Why You'll Love This Recipe
A holiday table deserves a centerpiece that dazzles without demanding a culinary degree. This herb‑crusted pork roast blends aromatic rosemary, thyme, and lemon zest, delivering a fragrant, golden crust that catches the eye and invites the first slice.
The secret lies in a thin butter‑garlic paste that penetrates the meat, keeping it moist while the citrus‑infused herbs caramelize in the oven. The result is a roast that’s crisp on the outside, tender inside, and subtly brightened by orange and lemon notes.

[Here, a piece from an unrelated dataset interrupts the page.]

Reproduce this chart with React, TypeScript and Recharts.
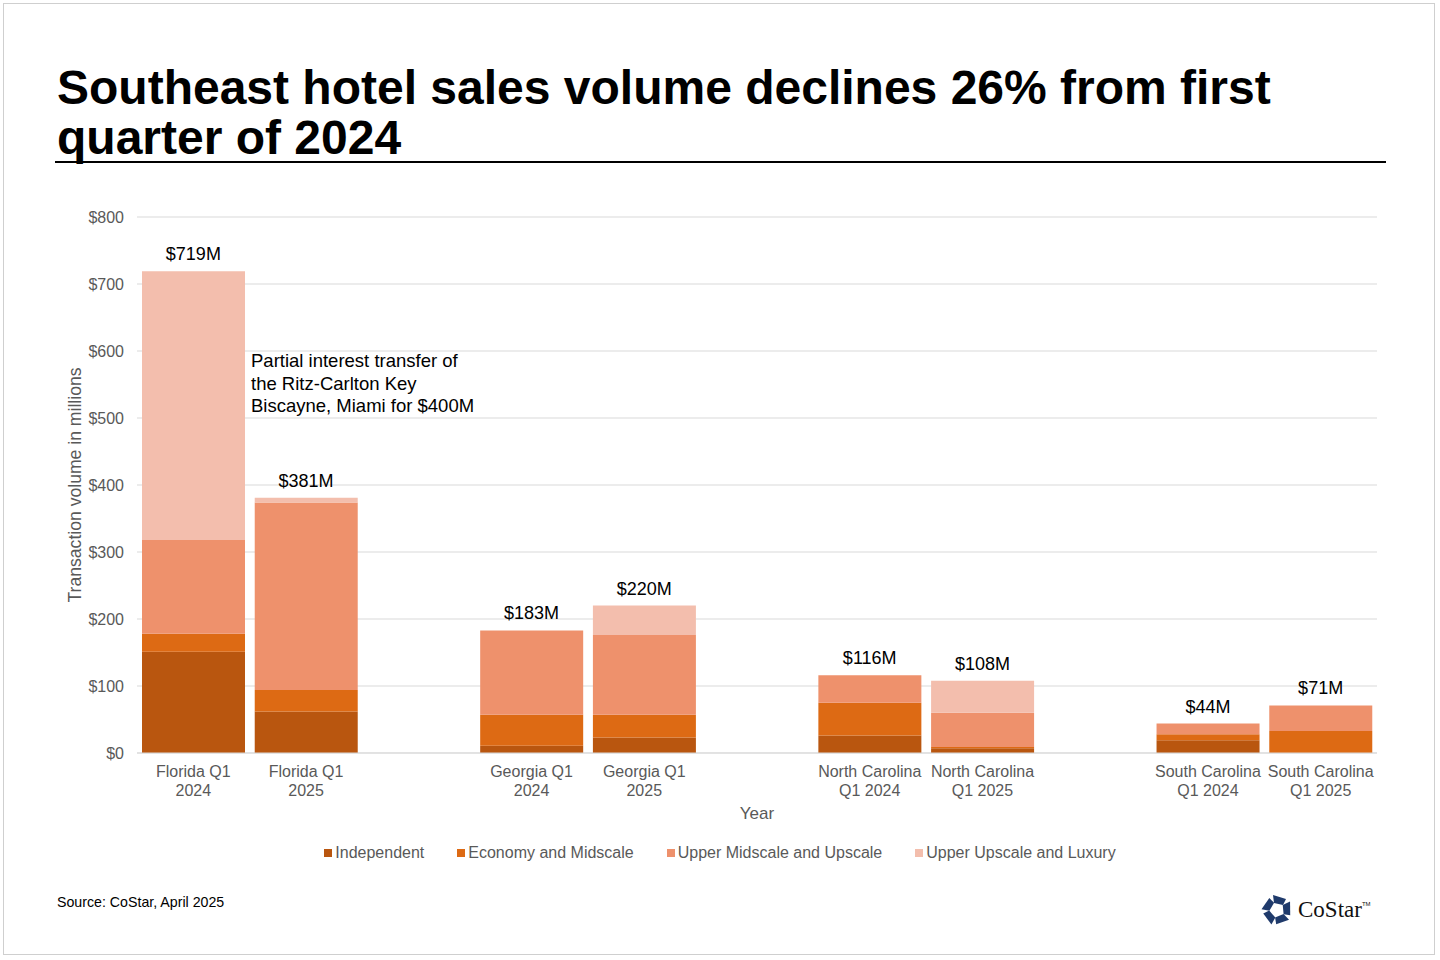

Whether you’re feeding a small family or a larger gathering, the recipe scales easily and pairs perfectly with roasted vegetables, creamy mash, or a simple green salad—making it a versatile star for any festive dinner.
Instructions
Prepare the herb butter
In a bowl, combine softened butter, minced garlic, rosemary, thyme, lemon zest, orange zest, salt, and pepper. Mix until a smooth paste forms. This mixture will both flavor the meat and create the crust.
Season and coat the pork
Pat the pork loin dry with paper towels. Sprinkle lightly with additional salt and pepper. Spread the herb butter evenly over the entire surface, pressing gently so it adheres.
Roast the pork
Place the coated loin on a rack in a shallow roasting pan. Roast in a pre‑heated 400 °F (200 °C) oven for 20 minutes to develop the crust, then reduce heat to 350 °F (175 °C) and continue for 60‑70 minutes, or until internal temperature reaches 145 °F (63 °C).
Rest and slice
Remove the roast from the oven and tent with foil. Let rest 10 minutes; the juices will redistribute, keeping the meat moist. Slice against the grain into ½‑inch medallions.
Expert Tips
Tip #1: Use a meat thermometer
Checking for 145 °F (63 °C) guarantees safety without overcooking, preserving juiciness and the delicate citrus flavor.
Tip #2: Add a splash of broth
Pour ¼ cup chicken broth into the pan after the first 20 minutes; it keeps the roast moist and creates a light jus for drizzling.
Tip #3: Toast the herb crust
If the crust isn’t as golden as desired, finish under the broiler for 2‑3 minutes, watching closely to avoid burning.